Things are actually going pretty well for me at the moment. Work is very busy, which is great, and I’m just about having enough time to squeeze in being sociable and seeing my friends. Sure it’s a bit more hectic that I’d like it to be, and things like hayfever, some quiet bouts of depression and people being a nightmare, it’s been ok.
Obviously missing a lot of my old friends. Seems to have been months since I’ve seen some of them. Others’ I’ve seen quite regularly, but things like Facebook help to stay in contact, so it’s not so bad.
Some arguments with, well, mostly one friend. Similar things have happened before though, with them and other people. Mostly about things that I’ve done wrong, but they’ve not been able to tell me I’ve done anything wrong, so things have got worse. Instead of just being honest and saying what they do and don’t like , it’s turned out as anger towards me, and I’ve taken that as them wanting more attention. What I didn’t realise was actually that’s what’s been getting to them, and ended up in a fairly major argument. That caused me to get pretty upset because I didn’t realise I was doing anything wrong at all, and they were too scared to be honest and just say how they’re feeling. Of course, now I’m getting all the blame for it when I didn’t know what I was doing was hurting them instead of helping.
I don’t understand why people just can’t be honest and explain what’s up, rather than hiding behind hints and expecting friends to just realise what’s up. I guess I’m as bad as anyone like this, but it’s got to a really hurtful argument that I could really do without right now. Especially since it’s all been a shock since I didn’t expect it, I thought things have been great lately.
To summarise, if somethings’ wrong – talk about it. Don’t hide behind hints and attention-seeking. It just causes anger and resentment.
More specifically, if you don’t appreciate that someone is trying to be there for you, accept that they’re trying, and appreciate it – but explain that’s not something you need right now. Don’t hide behind your emotions, anger, violence and sarcasm, because anyone sensitive is going to think that you’d appreciate more support; which is going to make it worse.
Other than that things are actually pretty good.
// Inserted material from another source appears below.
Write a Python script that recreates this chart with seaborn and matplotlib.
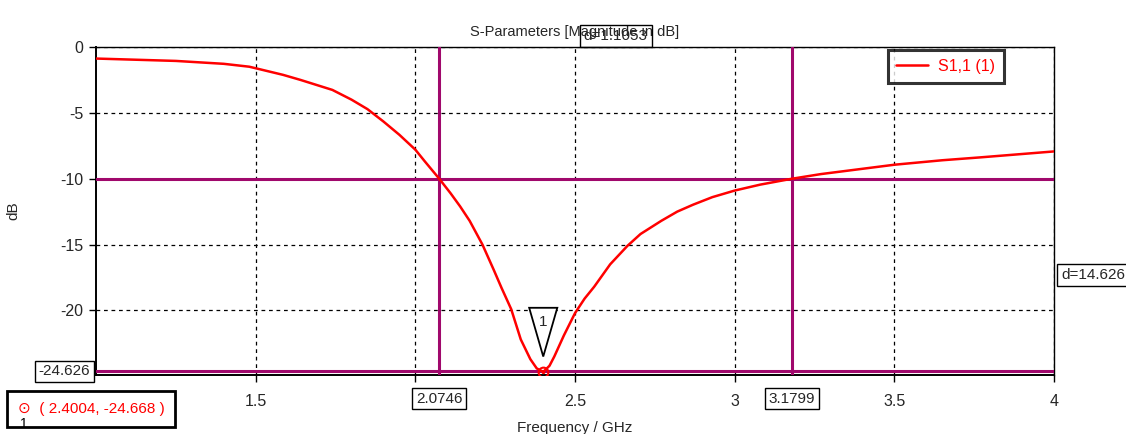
import numpy as np
import pandas as pd
import seaborn as sns
import matplotlib.pyplot as plt
from matplotlib.patches import Polygon

# S1,1 magnitude
freq = [1.00, 1.25, 1.40, 1.48, 1.586, 1.64, 1.74, 1.80, 1.85, 1.90, 1.95, 2.00, 2.03,
        2.0746, 2.11, 2.14, 2.17, 2.21, 2.245, 2.27, 2.30, 2.33, 2.36, 2.38, 2.4004,
        2.42, 2.435, 2.465, 2.50, 2.53, 2.56, 2.61, 2.664, 2.705, 2.77, 2.82, 2.87,
        2.93, 3.00, 3.08, 3.1799, 3.27, 3.50, 3.65, 3.77, 4.00]
s11 = [-0.88, -1.06, -1.28, -1.50, -2.12, -2.50, -3.26, -4.0, -4.72, -5.66, -6.67, -7.80, -8.7,
       -10.0, -11.1, -12.1, -13.2, -15.0, -16.9, -18.3, -19.9, -22.2, -23.7, -24.4, -24.668,
       -24.2, -23.5, -21.9, -20.2, -19.1, -18.2, -16.5, -15.1, -14.2, -13.2, -12.5, -11.97,
       -11.4, -10.9, -10.45, -10.0, -9.65, -8.94, -8.6, -8.38, -7.93]

xticks = [1.5, 2, 2.5, 3, 3.5, 4]
xticklabels = ['1.5', '', '2.5', '3', '3.5', '4']
yticks = [0, -5, -10, -15, -20]

f_lo, f_hi = 2.0746, 3.1799
level = -10.0
min_level = -24.626
marker_f, marker_db = 2.4004, -24.668

purple = '#a0086c'

df = pd.DataFrame({'Frequency / GHz': freq, 'dB': s11})

sns.set_style('white')
plt.rcParams['font.family'] = ['Liberation Sans', 'DejaVu Sans']
plt.rcParams['axes.unicode_minus'] = False

fig = plt.figure(figsize=(11.26, 4.34), dpi=100)
ax = fig.add_axes([0.0853, 0.136, 0.8508, 0.7558])

# marker lines
ax.axvline(f_lo, color=purple, lw=2.2, zorder=3)
ax.axvline(f_hi, color=purple, lw=2.2, zorder=3)
ax.axhline(level, color=purple, lw=2.2, zorder=3)
ax.axhline(min_level, color=purple, lw=2.2, zorder=3)

sns.lineplot(data=df, x='Frequency / GHz', y='dB', color='red', lw=1.8,
             label='S1,1 (1)', ax=ax, zorder=4)

ax.plot([marker_f], [marker_db], 'o', ms=7, mfc='none', mec='red', mew=1.5, zorder=6)
ax.plot([marker_f], [marker_db], '.', ms=3, color='red', zorder=6)

# marker flag
tri = Polygon([(marker_f - 0.044, -19.8), (marker_f + 0.044, -19.8), (marker_f, -23.5)],
              closed=True, fc='white', ec='black', lw=1.3, zorder=7)
ax.add_patch(tri)
ax.text(marker_f, -20.9, '1', ha='center', va='center', fontsize=11, zorder=8)

ax.set_xlim(1, 4)
ax.set_ylim(-24.9, 0)
ax.set_xticks(xticks)
ax.set_xticklabels(xticklabels)
ax.set_yticks(yticks)
ax.tick_params(axis='both', direction='out', length=5, width=1, color='black',
               labelsize=11.5, bottom=True, left=True)
ax.tick_params(axis='x', pad=9)
ax.tick_params(axis='y', pad=4)
ax.grid(True, color='black', ls=(0, (3, 3)), lw=0.9)
for side in ['left', 'bottom']:
    ax.spines[side].set_linewidth(1.4)
for side in ['top', 'right']:
    ax.spines[side].set_linewidth(1.0)
for sp in ax.spines.values():
    sp.set_color('black')

ax.set_title('S-Parameters [Magnitude in dB]', fontsize=10.5, pad=8)
ax.set_xlabel('Frequency / GHz', fontsize=11, labelpad=8)
ax.set_ylabel('dB', fontsize=11)
ax.yaxis.set_label_coords(-0.079, 0.5)

leg = ax.legend(loc='upper left', bbox_to_anchor=(0.818, 1.015), frameon=True,
                fancybox=False, fontsize=11.5, handlelength=2.0, borderpad=0.55,
                handletextpad=0.6, labelcolor='red')
leg.get_frame().set_edgecolor('black')
leg.get_frame().set_linewidth(2.2)
leg.set_zorder(10)

box = dict(boxstyle='square,pad=0.25', fc='white', ec='black', lw=1)
# value labels on the axes
ax.annotate(f'{min_level:.3f}', xy=(0, min_level), xycoords=('axes fraction', 'data'),
            xytext=(-4, 0), textcoords='offset points', ha='right', va='center',
            fontsize=11, bbox=box, zorder=10, annotation_clip=False)
for fv in [f_lo, f_hi]:
    ax.annotate(f'{fv:.4f}', xy=(fv, 0), xycoords=('data', 'axes fraction'),
                xytext=(0, -17), textcoords='offset points', ha='center', va='center',
                fontsize=11, bbox=box, zorder=10, annotation_clip=False)
ax.annotate(f'd={f_hi - f_lo:.4f}', xy=((f_lo + f_hi) / 2, 1), xycoords=('data', 'axes fraction'),
            xytext=(0, 8), textcoords='offset points', ha='center', va='center',
            fontsize=11, bbox=dict(boxstyle='square,pad=0.25', fc='none', ec='black', lw=1),
            zorder=10, annotation_clip=False)
ax.annotate(f'd={level - min_level:.3f}', xy=(1, (level + min_level) / 2),
            xycoords=('axes fraction', 'data'), xytext=(5, 0), textcoords='offset points',
            ha='left', va='center', fontsize=11, bbox=box, zorder=10, annotation_clip=False)

# marker readout
fig.text(0.016, 0.058, f'\u2299  ( {marker_f:.4f}, {marker_db:.3f} )', color='red',
         fontsize=11, va='center', ha='left',
         bbox=dict(boxstyle='square,pad=0.7', fc='white', ec='black', lw=2))
fig.text(0.018, 0.024, '1', color='black', fontsize=10, va='center', ha='left')

fig.savefig('out.png', dpi=100)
Had some nice chats to my other friends, and actually feeling a lot more comfortable about moving forward with my life, which has felt like it’s kinda been on hold for a long time because of stuff on my mind, work and commitments.
One company I must mention – Microdirect suck. Lots of people seem to complain about their poor customer service, and there’s plenty of other stories about how terrible MD are, especially with awful returns. My experience? Bought a motherboard that turned out to be DOA (Dead on Arrival). Obviously I’d tested all the other components, and they were all fine in my testing board. This is for a customer, so I wasn’t too happy, but I guess sometimes Motherboard fail, right? (first time for me with this manufacturer!) I arranged a return, took days to get an RMA number, but I sent it back with their postage. Admittedy RMA postage was free for the first 30 days. Being as it was broken on receipt, I don’t see why I should EVER pay for return unless it turns out to be fine, but that’s just my opinion.
Anyway. I received the new one about 10 days later, remember I’ve got a customer waiting patiently. Got it all set up. Same problem. DOA; won’t boot, nothing on screen. Exactly the same. I checked the serial number, it’s the same as the old board! They’ve sent me the SAME motherboard back as what I’d sent to them. I phoned, they told me I was lying and that they’d probably put the motherboard in the old box, despite the board already having signs of being screwed in, having a loose northbridge heatsink and the backplate not being in a plastic bag. They couldn’t deal with it on the phone, so I had to fill in an RMA online. I said I’d like them to arrange collection and a refund, and to call me to arrange.
Must get in contact with some old friends, and get on with some side projects I’ve had in mind for years. It’ll happen this year. I’m sure. Aside from the arguments and stuff being my fault without me realising or being told about it, things are actually pretty good for once! Can’t actually complain, but could do with a hug if anyone has one spare?